Quoiqu’on soit très-attentif au degré de chaleur qui est nécessaire pour faire éclore les vers à soie, il est non-seulement très-rare, mais il n’arrive jamais qu’ils éclosent en même temps ; après le second jour, on n’a plus que des traînards : ainsi je suis d’avis qu’après avoir fait des levées, pendant deux jours, il faut jeter le reste de la graine, qui exigeroit des soins minutieux, sans qu’il en résultât un avantage capable d’en dédommager. Pour cette raison, il faut toujours mettre un tiers de graine de plus ; c’est-à-dite, si on veut une nourriture de deux onces, il faut en mettre trois, parce que dans une masse de graine, tous les œufs ne sont pas également féconds ; une partie peut être desséchée par l’évaporation : d’ailleurs, comme je l’ai dit, malgré tous les soins qu’on prend, tous les vers n’éclosent pas en même temps, il y a toujours des traînards ou tardifs, qu’il faut sacrifier.

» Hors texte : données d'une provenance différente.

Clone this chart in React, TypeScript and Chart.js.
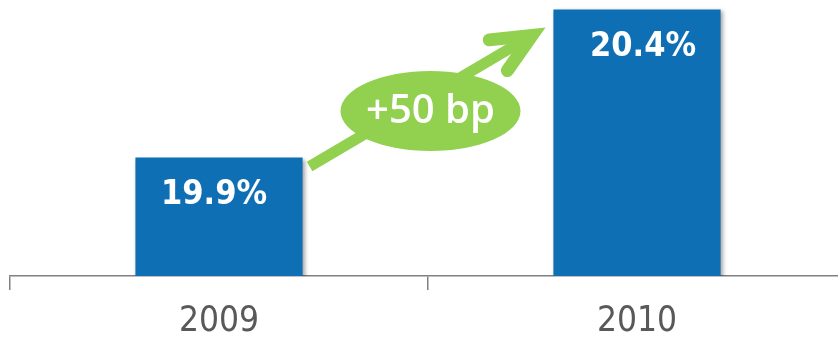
import React, { useEffect, useRef } from "react";
import { Chart, registerables } from "chart.js";

Chart.register(...registerables);

const categories: string[] = ["2009", "2010"];
const values: number[] = [19.9, 20.4];
const valueLabels: string[] = ["19.9%", "20.4%"];
const changeLabel = "+50 bp";

const BAR_COLOR = "#0F6FB4";
const GREEN = "#92D050";

const barShadow = {
  id: "barShadow",
  beforeDatasetDraw(chart: any) {
    const ctx = chart.ctx;
    ctx.save();
    ctx.shadowColor = "rgba(0,0,0,0.35)";
    ctx.shadowBlur = 4;
    ctx.shadowOffsetX = 2;
    ctx.shadowOffsetY = 2;
  },
  afterDatasetDraw(chart: any) {
    chart.ctx.restore();
  },
};

const annotations = {
  id: "annotations",
  afterDatasetsDraw(chart: any) {
    const ctx = chart.ctx;
    const bars = chart.getDatasetMeta(0).data;
    // value labels
    ctx.save();
    ctx.fillStyle = "#ffffff";
    ctx.font = "bold 34px 'DejaVu Sans Condensed', 'DejaVu Sans', sans-serif";
    ctx.textAlign = "center";
    ctx.textBaseline = "middle";
    bars.forEach((b: any, i: number) => {
      ctx.fillText(valueLabels[i], b.x + (i === 0 ? -5 : 6), b.y + 38);
    });
    ctx.restore();

    // arrow
    const b0 = bars[0];
    const b1 = bars[1];
    const sx = b0.x + b0.width / 2 + 7;
    const sy = b0.y + 9;
    const tx = b1.x - b1.width / 2 - 8;
    const ty = b1.y + 18;
    const ang = Math.atan2(ty - sy, tx - sx);
    const ux = Math.cos(ang);
    const uy = Math.sin(ang);
    ctx.save();
    ctx.strokeStyle = GREEN;
    ctx.fillStyle = GREEN;
    ctx.lineWidth = 11;
    ctx.lineCap = "butt";
    ctx.beginPath();
    ctx.moveTo(sx, sy);
    ctx.lineTo(tx - ux * 20, ty - uy * 20);
    ctx.stroke();
    // arrowhead
    const back = ang + Math.PI;
    const spread = (24.5 * Math.PI) / 180;
    const armLen = 43;
    const vx = tx - ux * 15.5;
    const vy = ty - uy * 15.5;
    ctx.lineWidth = 13;
    ctx.lineCap = "round";
    ctx.lineJoin = "miter";
    ctx.miterLimit = 10;
    ctx.beginPath();
    ctx.moveTo(vx + Math.cos(back + spread) * armLen, vy + Math.sin(back + spread) * armLen);
    ctx.lineTo(vx, vy);
    ctx.lineTo(vx + Math.cos(back - spread) * armLen, vy + Math.sin(back - spread) * armLen);
    ctx.stroke();
    // ellipse
    const cx = (sx + tx) / 2 + 3;
    const cy = (sy + ty) / 2 + 14;
    ctx.beginPath();
    ctx.ellipse(cx, cy, 90, 40, 0, 0, Math.PI * 2);
    ctx.fill();
    ctx.fillStyle = "#ffffff";
    ctx.font = "600 40px 'Open Sans', sans-serif";
    ctx.textAlign = "center";
    ctx.textBaseline = "middle";
    ctx.fillText(changeLabel, cx, cy + 1);
    ctx.restore();
  },
};

export default function App() {
  const ref = useRef<HTMLCanvasElement | null>(null);
  useEffect(() => {
    if (!ref.current) return;
    const chart = new Chart(ref.current, {
      type: "bar",
      data: {
        labels: categories,
        datasets: [
          {
            data: values,
            backgroundColor: BAR_COLOR,
            borderWidth: 0,
            barPercentage: 0.5,
            categoryPercentage: 0.8,
          },
        ],
      },
      options: {
        animation: false,
        responsive: false,
        maintainAspectRatio: false,
        layout: { padding: { left: 10, right: 0, top: 0, bottom: 0 } },
        plugins: {
          legend: { display: false },
          tooltip: { enabled: false },
        },
        scales: {
          y: {
            display: false,
            min: 19.5,
            max: 20.432,
          },
          x: {
            afterFit: (s: any) => {
              s.height = 63;
            },
            grid: {
              offset: true,
              drawOnChartArea: false,
              drawTicks: true,
              tickLength: 14,
              color: "#808080",
              lineWidth: 1.5,
            },
            border: { display: true, color: "#808080", width: 1.5 },
            ticks: {
              color: "#595959",
              padding: 11,
              font: {
                family: "'DejaVu Sans Condensed', 'DejaVu Sans', sans-serif",
                size: 35,
              },
            },
          },
        },
      },
      plugins: [barShadow, annotations],
    });
    return () => chart.destroy();
  }, []);
  return (
    <div
      style={{
        position: "fixed",
        left: 0,
        top: 0,
        width: 838,
        height: 339,
        overflow: "hidden",
        background: "#fff",
      }}
    >
      <canvas ref={ref} width={846} height={339} style={{ display: "block" }} />
    </div>
  );
}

Ce qui contribue beaucoup à avoir des vers tardifs, c’est l’épaisseur de la graine dans les boîtes ou dans les nouets. Il est presque impossible alors de procurer le même degré de chaleur à tous les œufs : les vers qui se trouvent au fond, ont de la peine à gagner la surface, pour passer par les trous du papier & monter sur la feuille ; ils peuvent être les premiers éclos & les derniers levés. Je ne puis donc trop recommander de bien égaliser la graine dans les boîtes ; qu’elle n’y soit point pressée ni trop épaisse, & qu’elle soit remuée deux fois par jour, comme je l’ai dit plus haut. Ces soins paroissent minutieux, mais ils sont très-importans pour avoir une bonne éducation ; il n’y a que l’expérience qui puisse en faire connoître la nécessité, & je suis bien assuré d’avoir l’approbation des personnes qui font des éducations.